Should you hire your own cleaner or pay a professional company? The choice between in-house cleaning and professional cleaning is one of the most common questions we hear from Orange County business owners. On the surface the answer seems obvious. A part-time cleaner at $20 an hour for ten hours a week is $200, while a professional service quotes you $1,800 a month. Why would anyone pay nearly double?

Because the $200 number is not the real number. When you employ someone directly, you take on a long list of costs and responsibilities that a professional service already carries for you. The honest comparison is not "cleaner's wage versus company invoice." It is "everything it takes to run cleaning yourself versus a single predictable bill." Here is what that actually looks like.
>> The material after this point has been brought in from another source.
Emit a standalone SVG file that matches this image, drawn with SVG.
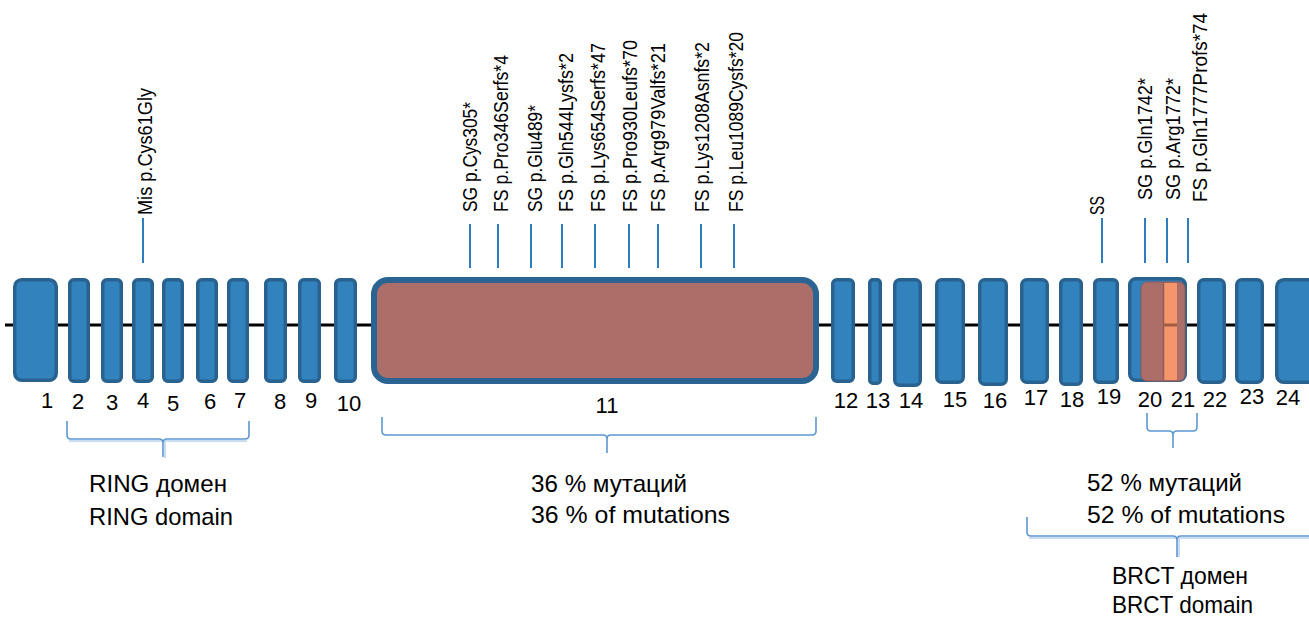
<svg xmlns="http://www.w3.org/2000/svg" width="1309" height="619" viewBox="0 0 1309 619">
  <style>
    text { font-family: "Liberation Sans", Arial, sans-serif; fill: #000; }
    .exon { fill: #3282be; stroke: #29618f; stroke-width: 3.5; }
    .num { font-size: 22px; text-anchor: middle; }
    .mut { font-size: 19.5px; }
    .cap { font-size: 24px; }
    .tick { stroke: #2e7dbf; stroke-width: 2; fill: none; }
    .brace { stroke: #5d97d3; stroke-width: 1.6; fill: none; }
    .brace-shadow { stroke: #c9dcf0; stroke-width: 2; fill: none; }
  </style>

  <rect width="1309" height="619" fill="#ffffff"/>

  <!-- gene backbone -->
  <g id="connectors">
    <line x1="5" y1="325" x2="1309" y2="325" stroke="#000" stroke-width="3"/>
    <!-- mutation ticks -->
    <line class="tick" x1="143" y1="218" x2="143" y2="263"/>
    <line class="tick" x1="470" y1="224" x2="470" y2="268"/>
    <line class="tick" x1="498" y1="224" x2="498" y2="268"/>
    <line class="tick" x1="531" y1="224" x2="531" y2="268"/>
    <line class="tick" x1="562" y1="224" x2="562" y2="268"/>
    <line class="tick" x1="595" y1="224" x2="595" y2="268"/>
    <line class="tick" x1="629" y1="224" x2="629" y2="268"/>
    <line class="tick" x1="658" y1="224" x2="658" y2="268"/>
    <line class="tick" x1="701" y1="224" x2="701" y2="268"/>
    <line class="tick" x1="734" y1="224" x2="734" y2="268"/>
    <line class="tick" x1="1102" y1="218" x2="1102" y2="263"/>
    <line class="tick" x1="1145" y1="218" x2="1145" y2="263"/>
    <line class="tick" x1="1167" y1="218" x2="1167" y2="263"/>
    <line class="tick" x1="1188" y1="218" x2="1188" y2="263"/>
  </g>

  <!-- exons -->
  <g id="exon1"><rect class="exon" x="14.75" y="279.75" width="41.5" height="100.5" rx="7"/><text class="num" x="47" y="408">1</text></g>
  <g id="exon2"><rect class="exon" x="69.75" y="279.75" width="18.5" height="101.5" rx="4"/><text class="num" x="78" y="409">2</text></g>
  <g id="exon3"><rect class="exon" x="102.75" y="279.75" width="18.5" height="101.5" rx="4"/><text class="num" x="112" y="410">3</text></g>
  <g id="exon4"><rect class="exon" x="133.75" y="279.75" width="18.5" height="101.5" rx="4"/><text class="num" x="143" y="408">4</text></g>
  <g id="exon5"><rect class="exon" x="163.75" y="279.75" width="18.5" height="101.5" rx="4"/><text class="num" x="173" y="411">5</text></g>
  <g id="exon6"><rect class="exon" x="197.75" y="279.75" width="18.5" height="101.5" rx="4"/><text class="num" x="210" y="409">6</text></g>
  <g id="exon7"><rect class="exon" x="228.75" y="279.75" width="18.5" height="101.5" rx="4"/><text class="num" x="240" y="408">7</text></g>
  <g id="exon8"><rect class="exon" x="265.75" y="279.75" width="19.5" height="101.5" rx="4"/><text class="num" x="280" y="409">8</text></g>
  <g id="exon9"><rect class="exon" x="299.75" y="279.75" width="19.5" height="101.5" rx="4"/><text class="num" x="311" y="408">9</text></g>
  <g id="exon10"><rect class="exon" x="335.75" y="279.75" width="19.5" height="101.5" rx="4"/><text class="num" x="349" y="411">10</text></g>
  <g id="exon11">
    <rect x="374" y="280" width="442" height="101" rx="14" fill="#ab6e69" stroke="#2b6492" stroke-width="6"/>
    <text class="num" x="607" y="413">11</text>
  </g>
  <g id="exon12"><rect class="exon" x="832.75" y="279.75" width="20.5" height="101.5" rx="4"/><text class="num" x="846" y="408">12</text></g>
  <g id="exon13"><rect class="exon" x="869.75" y="279.75" width="10.5" height="103.5" rx="3"/><text class="num" x="878" y="408">13</text></g>
  <g id="exon14"><rect class="exon" x="894.75" y="279.75" width="25.5" height="105.5" rx="5"/><text class="num" x="911" y="408">14</text></g>
  <g id="exon15"><rect class="exon" x="936.75" y="279.75" width="26.5" height="102.5" rx="5"/><text class="num" x="955" y="407">15</text></g>
  <g id="exon16"><rect class="exon" x="979.75" y="279.75" width="26.5" height="104.5" rx="5"/><text class="num" x="995" y="408">16</text></g>
  <g id="exon17"><rect class="exon" x="1021.75" y="279.75" width="25.5" height="102.5" rx="5"/><text class="num" x="1036" y="405">17</text></g>
  <g id="exon18"><rect class="exon" x="1060.75" y="279.75" width="20.5" height="104.5" rx="4"/><text class="num" x="1072" y="407">18</text></g>
  <g id="exon19"><rect class="exon" x="1094.75" y="279.75" width="22.5" height="102.5" rx="4"/><text class="num" x="1109" y="404">19</text></g>
  <g id="exon20-21">
    <rect class="exon" x="1129.75" y="278.75" width="55.5" height="101.5" rx="6"/>
    <rect x="1141" y="282" width="44" height="99" rx="6" fill="#ab6e69" stroke="#8f5856" stroke-width="1"/>
    <rect x="1164" y="283" width="13" height="97" fill="#f5956c"/>
    <line x1="1163.5" y1="283" x2="1163.5" y2="380" stroke="#955b57" stroke-width="1.5"/>
    <line x1="1164" y1="325" x2="1177" y2="325" stroke="#a05c42" stroke-width="3"/>
    <text class="num" x="1150" y="407">20</text>
    <text class="num" x="1183" y="407">21</text>
  </g>
  <g id="exon22"><rect class="exon" x="1198.75" y="279.75" width="25.5" height="102.5" rx="5"/><text class="num" x="1215" y="407">22</text></g>
  <g id="exon23"><rect class="exon" x="1236.75" y="279.75" width="25.5" height="102.5" rx="5"/><text class="num" x="1252" y="404">23</text></g>
  <g id="exon24"><rect class="exon" x="1276.75" y="279.75" width="60" height="102.5" rx="7"/><text class="num" x="1288" y="405">24</text></g>

  <!-- mutation labels -->
  <g id="mutations" class="mut">
    <text transform="translate(152,215) rotate(-90)" textLength="127" lengthAdjust="spacingAndGlyphs">Mis p.Cys61Gly</text>
    <text transform="translate(477,212) rotate(-90)" textLength="110" lengthAdjust="spacingAndGlyphs">SG p.Cys305*</text>
    <text transform="translate(508,212) rotate(-90)" textLength="157" lengthAdjust="spacingAndGlyphs">FS p.Pro346Serfs*4</text>
    <text transform="translate(541.5,212) rotate(-90)" textLength="107" lengthAdjust="spacingAndGlyphs">SG p.Glu489*</text>
    <text transform="translate(573,212) rotate(-90)" textLength="159" lengthAdjust="spacingAndGlyphs">FS p.Gln544Lysfs*2</text>
    <text transform="translate(605,212) rotate(-90)" textLength="169" lengthAdjust="spacingAndGlyphs">FS p.Lys654Serfs*47</text>
    <text transform="translate(637,212) rotate(-90)" textLength="172" lengthAdjust="spacingAndGlyphs">FS p.Pro930Leufs*70</text>
    <text transform="translate(665,212) rotate(-90)" textLength="169" lengthAdjust="spacingAndGlyphs">FS p.Arg979Valfs*21</text>
    <text transform="translate(709,212) rotate(-90)" textLength="170" lengthAdjust="spacingAndGlyphs">FS p.Lys1208Asnfs*2</text>
    <text transform="translate(743,212) rotate(-90)" textLength="180" lengthAdjust="spacingAndGlyphs">FS p.Leu1089Cysfs*20</text>
    <text transform="translate(1104,215) rotate(-90)" textLength="19" lengthAdjust="spacingAndGlyphs">SS</text>
    <text transform="translate(1151.5,200) rotate(-90)" textLength="122" lengthAdjust="spacingAndGlyphs">SG p.Gln1742*</text>
    <text transform="translate(1180,200) rotate(-90)" textLength="122" lengthAdjust="spacingAndGlyphs">SG p.Arg1772*</text>
    <text transform="translate(1206.5,202) rotate(-90)" textLength="189" lengthAdjust="spacingAndGlyphs">FS p.Gln1777Profs*74</text>
  </g>

  <!-- domain and hotspot braces -->
  <g id="braces">
    <path class="brace-shadow" d="M69 441 L247 441 M165 441 L165 458"/>
    <path class="brace" d="M67 421 L67 435 Q67 439 71 439 L159 439 Q163 439 163 443 L163 457 M163 443 Q163 439 167 439 L245 439 Q249 439 249 435 L249 421"/>
    <path class="brace" d="M382 417 L382 431 Q382 435 386 435 L603 435 Q607 435 607 439 L607 453 M607 439 Q607 435 611 435 L812 435 Q816 435 816 431 L816 417"/>
    <path class="brace" d="M1147 413 L1147 427 Q1147 431 1151 431 L1169 431 Q1173 431 1173 435 L1173 448 M1173 435 Q1173 431 1177 431 L1193 431 Q1197 431 1197 427 L1197 413"/>
    <path class="brace-shadow" d="M1029 538 L1309 538 M1179 538 L1179 557"/>
    <path class="brace" d="M1027 517 L1027 532 Q1027 536 1031 536 L1173 536 Q1177 536 1177 540 L1177 557 M1177 540 Q1177 536 1181 536 L1309 536"/>
  </g>

  <!-- captions -->
  <g id="ring-label" class="cap">
    <text x="89" y="492" textLength="138" lengthAdjust="spacingAndGlyphs">RING домен</text>
    <text x="89" y="525" textLength="144" lengthAdjust="spacingAndGlyphs">RING domain</text>
  </g>
  <g id="exon11-label" class="cap">
    <text x="531" y="492" textLength="156" lengthAdjust="spacingAndGlyphs">36 % мутаций</text>
    <text x="531" y="523" textLength="199" lengthAdjust="spacingAndGlyphs">36 % of mutations</text>
  </g>
  <g id="exon20-21-label" class="cap">
    <text x="1087" y="491" textLength="155" lengthAdjust="spacingAndGlyphs">52 % мутаций</text>
    <text x="1087" y="523" textLength="198" lengthAdjust="spacingAndGlyphs">52 % of mutations</text>
  </g>
  <g id="brct-label" class="cap">
    <text x="1112" y="584" textLength="136" lengthAdjust="spacingAndGlyphs">BRCT домен</text>
    <text x="1112" y="613" textLength="141" lengthAdjust="spacingAndGlyphs">BRCT domain</text>
  </g>
</svg>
What In-House Cleaning Actually Costs

When you hire a cleaner as your employee, the hourly wage is the smallest part of the story. The full cost includes:

  • Payroll taxes. Social Security, Medicare, federal and California unemployment insurance add roughly 10 to 12 percent on top of every dollar of wage.
  • Workers' compensation insurance. California requires it for employees, and janitorial work is not a cheap class of risk. This is a real recurring premium, not a one-time cost.
  • Supplies and equipment. Chemicals, paper products, trash liners, a vacuum, a mop system, floor pads. The startup cost is real and the resupply is constant.
  • Management time. Someone has to recruit, interview, train, schedule, supervise, and review the cleaner. That someone is usually you or a manager whose time is worth far more than $20 an hour.
  • Coverage gaps. When your cleaner is sick, on vacation, or quits, the cleaning simply does not happen. There is no backup unless you build one.

Add it up and a "$20 an hour" cleaner often costs the equivalent of $30 to $35 an hour once taxes, insurance, supplies, and your own management time are counted. And that is before anything goes wrong.

The wage you pay a cleaner is rarely more than 60 to 65 percent of what employing them actually costs. The rest hides in taxes, insurance, supplies, and your time.

What Professional Cleaning Costs and Includes

A professional service quote looks higher because it is a single number that already contains everything above. When you pay a company, that price includes their staff wages and payroll taxes, their workers' compensation and general liability insurance, their supplies and equipment, their training and supervision, and a built-in backup plan when someone is out. You are not just buying labor. You are buying the removal of an entire operational burden from your plate.

It also includes accountability. If a professional crew misses something, you have one phone number to call and a company whose contract depends on fixing it. If your in-house cleaner misses something, the problem is yours to manage, document, and correct, often through an awkward conversation with someone you employ directly.

The Side-by-Side Reality

For a typical 4,000 square foot office cleaned three times a week, here is the honest comparison:

In-house: roughly 12 to 15 hours of labor a week. Wage cost alone might be $250 to $300, but loaded with payroll taxes, workers' comp, supplies, and equipment amortization, the true weekly cost lands closer to $400 to $500, plus several hours of your own management time, plus zero coverage when your cleaner is unavailable.

Professional: a flat monthly fee in a predictable range, with no payroll to run, no insurance to carry, no supplies to buy, no hiring to do, and a guaranteed crew every visit. The number is bigger but it is also complete and it is someone else's problem to deliver.

When In-House Actually Makes Sense

We are not going to pretend professional cleaning is always the right answer. In-house can be the better choice when:

  • You need someone on-site continuously during business hours for spills, restrooms, and touch-ups, and you have enough volume to keep a person genuinely busy.
  • Your space is small and simple enough that a single trusted person can handle it with minimal oversight.
  • You already have administrative capacity to run payroll, insurance, and supervision without straining your team.

When Professional Cleaning Wins

Professional service is usually the better choice when reliability and compliance matter more than the lowest possible hourly rate, when your facility is regulated (medical, dental, childcare, food service), when you cannot afford coverage gaps, or when your own time is better spent running the business than managing a cleaner. For most Orange County offices, clinics, and multi-tenant buildings, this is where the math and the headache both point.

Before you decide, total every in-house cost honestly: wage, payroll taxes, workers' comp, supplies, equipment, your management hours, and the cost of a missed week. Then compare. The right answer becomes obvious.